The fires of Acirema
In most rich countries, fire departments are public utilities, paid for out of taxes, which respond to any fire in the community they serve, and allocate whatever resources are needed to put it out. Acirema, by contrast, has a bizarre patchwork system. All fire departments are private entities which charge fees for each fire they extinguish. Since the bill for putting out a major house fire is prohibitively high for the average citizen, the majority of people need special insurance policies to cover these bills, in case they ever arise. While firemen are dedicated professionals, they cannot usually afford to provide unpaid services; so they often do not respond to fires in houses whose owners lack fire insurance and are not rich enough to pay on their own to have the fires put out. The homes of such unfortunates are simply left to burn.
Some of the companies which sell these insurance policies are for-profit corporations, while others are non-profit entities; some of the latter even own their own fire departments. Either way, the cost of insurance policies is high and rapidly rising, beyond the means of many people. Most employers pay for employees' fire coverage as a job perk; this means, however, that the unemployed often have no coverage. Overall about 15% of Acireman citizens have no protection against fires. If a fire breaks out in such a person's home, either the house is left to burn down, or the fire department responds and then presents the owner with a bill which means utter financial ruin.
As a result of this bizarre system, every year many thousands of Aciremans die in house fires who would be saved if they lived in countries with conventional tax-funded fire departments serving entire communities. To make matters worse, the fire-insurance companies are notorious for unethical practices. They regularly deny policies to persons whose houses are found to contain "pre-existing fire hazards", very broadly defined, so that fire protection is unavailable to those who need it most. Even worse, when a fire does occur which would be expensive to put out, fire insurers sometimes comb the home-owner's policy for some technical error which they can use as grounds to cancel the policy even as the fire trucks are rushing to the scene. Due to this practice, called "re-ignition", even some citizens who have paid for insurance for years have watched firemen abandon their efforts half-finished, leaving their houses to burn and their families to die. Fire-control experts warn that the large number of uninsured houses makes whole Acireman cities vulnerable to catastrophic fires in the dry season, since fires left to burn in uninsured homes can spread.
President Amabo, recently elected with a large majority on a platform which emphasized reform of Acirema's fire-control system, has met with great difficulty in working toward this goal. The opposing political faction, the Nacilbupers, has vigorously denounced any move toward "socialist fire departments" such as exist in all other developed nations. A small but powerful group of legislators from Amabo's own faction, known for obscure reasons as the "azure hounds", have openly taken huge bribes from the wealthy fire-insurance companies to ensure that their role in the system is not endangered.

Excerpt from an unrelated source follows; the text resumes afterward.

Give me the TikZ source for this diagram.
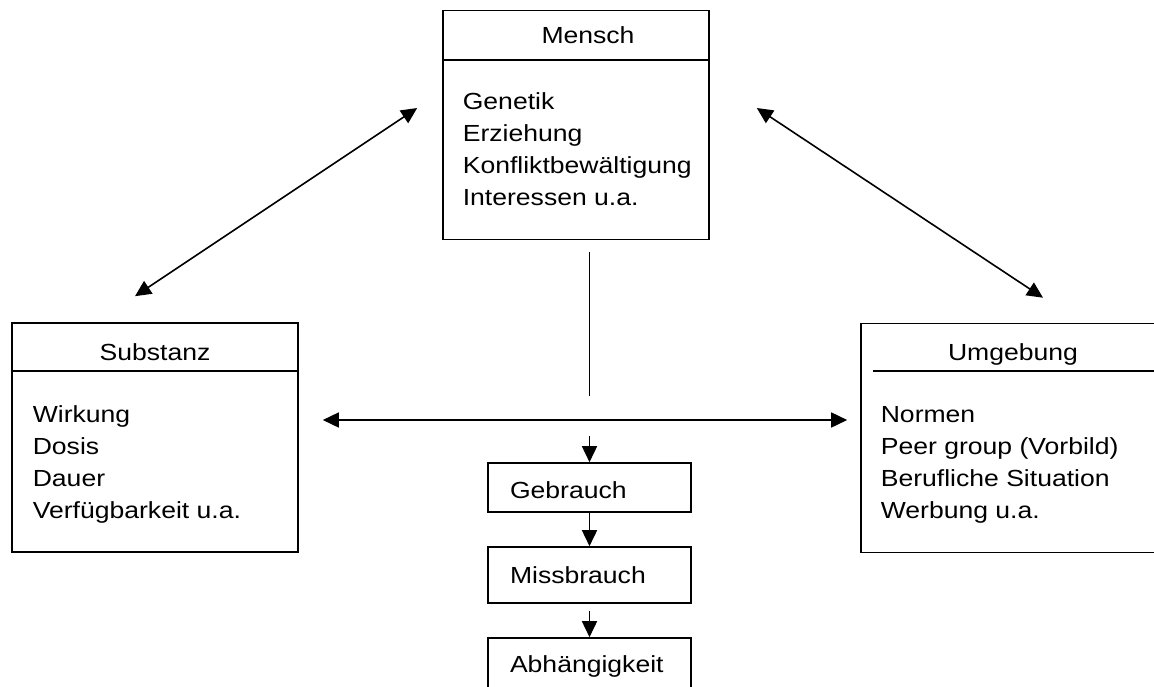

As a result, reform efforts have been scaled back; at best, there may be some limits placed on the practice of re-ignition, and there is still some hope for a "public fire option", a government-backed company selling coverage to those who cannot afford the private companies' premiums. Even these measures may not come into force for years. Though this means that thousands of Aciremans will continue to die needlessly in preventable fires, most political leaders agree that this is an unfortunate but necessary sacrifice to political realism.
In a recent speech, President Amabo tried to boost the morale
of his discouraged supporters. "Things could be a lot worse," he pointed out. "Our country could be running its national health system like this."